* WORK TO DO
Go through the material and tally the lines containing the string "React". Give the total alone.

========================

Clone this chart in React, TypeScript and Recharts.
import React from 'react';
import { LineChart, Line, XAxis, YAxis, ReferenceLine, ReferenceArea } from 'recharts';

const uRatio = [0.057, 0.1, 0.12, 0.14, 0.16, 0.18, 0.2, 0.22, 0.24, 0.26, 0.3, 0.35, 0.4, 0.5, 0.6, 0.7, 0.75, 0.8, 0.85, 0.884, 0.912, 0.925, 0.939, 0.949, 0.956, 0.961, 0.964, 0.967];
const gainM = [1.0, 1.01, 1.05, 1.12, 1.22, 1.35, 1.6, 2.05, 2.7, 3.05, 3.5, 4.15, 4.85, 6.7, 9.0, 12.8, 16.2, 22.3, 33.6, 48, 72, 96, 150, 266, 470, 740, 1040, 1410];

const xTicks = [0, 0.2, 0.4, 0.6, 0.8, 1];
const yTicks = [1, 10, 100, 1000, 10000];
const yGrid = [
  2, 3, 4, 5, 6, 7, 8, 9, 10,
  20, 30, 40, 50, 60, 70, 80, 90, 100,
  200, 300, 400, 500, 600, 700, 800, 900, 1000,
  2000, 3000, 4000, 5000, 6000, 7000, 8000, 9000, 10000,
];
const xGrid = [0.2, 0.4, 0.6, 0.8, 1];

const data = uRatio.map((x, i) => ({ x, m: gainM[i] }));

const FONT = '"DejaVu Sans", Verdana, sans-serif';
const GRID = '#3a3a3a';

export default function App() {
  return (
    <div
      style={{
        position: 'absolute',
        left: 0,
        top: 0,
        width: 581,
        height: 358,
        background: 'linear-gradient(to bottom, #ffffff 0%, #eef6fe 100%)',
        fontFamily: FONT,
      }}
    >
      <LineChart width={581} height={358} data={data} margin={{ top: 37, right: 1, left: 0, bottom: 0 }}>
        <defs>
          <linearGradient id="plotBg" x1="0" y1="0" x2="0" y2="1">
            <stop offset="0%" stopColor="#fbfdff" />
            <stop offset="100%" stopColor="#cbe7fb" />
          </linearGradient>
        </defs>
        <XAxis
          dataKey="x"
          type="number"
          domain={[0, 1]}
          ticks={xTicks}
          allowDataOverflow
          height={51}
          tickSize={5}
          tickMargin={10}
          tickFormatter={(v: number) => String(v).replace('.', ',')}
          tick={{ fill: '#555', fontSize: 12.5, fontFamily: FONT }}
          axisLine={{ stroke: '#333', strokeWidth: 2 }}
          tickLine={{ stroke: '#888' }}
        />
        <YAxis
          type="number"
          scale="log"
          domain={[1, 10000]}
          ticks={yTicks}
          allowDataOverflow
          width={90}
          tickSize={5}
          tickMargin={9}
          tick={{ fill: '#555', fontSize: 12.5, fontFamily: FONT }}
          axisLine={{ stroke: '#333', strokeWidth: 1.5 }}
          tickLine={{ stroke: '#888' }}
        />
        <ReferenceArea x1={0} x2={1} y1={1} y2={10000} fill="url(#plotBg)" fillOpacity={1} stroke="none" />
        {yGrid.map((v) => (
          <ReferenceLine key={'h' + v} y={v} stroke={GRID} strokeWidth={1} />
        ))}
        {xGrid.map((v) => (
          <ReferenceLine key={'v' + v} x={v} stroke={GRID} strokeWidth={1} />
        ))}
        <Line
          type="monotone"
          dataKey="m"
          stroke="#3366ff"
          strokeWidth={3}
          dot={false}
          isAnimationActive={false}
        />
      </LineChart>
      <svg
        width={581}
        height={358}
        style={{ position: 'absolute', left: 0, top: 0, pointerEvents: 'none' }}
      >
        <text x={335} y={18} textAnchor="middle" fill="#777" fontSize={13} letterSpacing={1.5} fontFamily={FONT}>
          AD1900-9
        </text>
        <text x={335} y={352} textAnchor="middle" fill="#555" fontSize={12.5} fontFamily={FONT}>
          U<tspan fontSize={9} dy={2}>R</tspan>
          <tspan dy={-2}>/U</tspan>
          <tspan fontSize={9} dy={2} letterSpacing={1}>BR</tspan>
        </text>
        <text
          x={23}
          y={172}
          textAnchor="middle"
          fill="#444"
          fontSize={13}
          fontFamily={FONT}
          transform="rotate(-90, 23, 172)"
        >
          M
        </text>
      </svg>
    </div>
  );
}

========================

* RESPONSE TO THE EXERCISE
2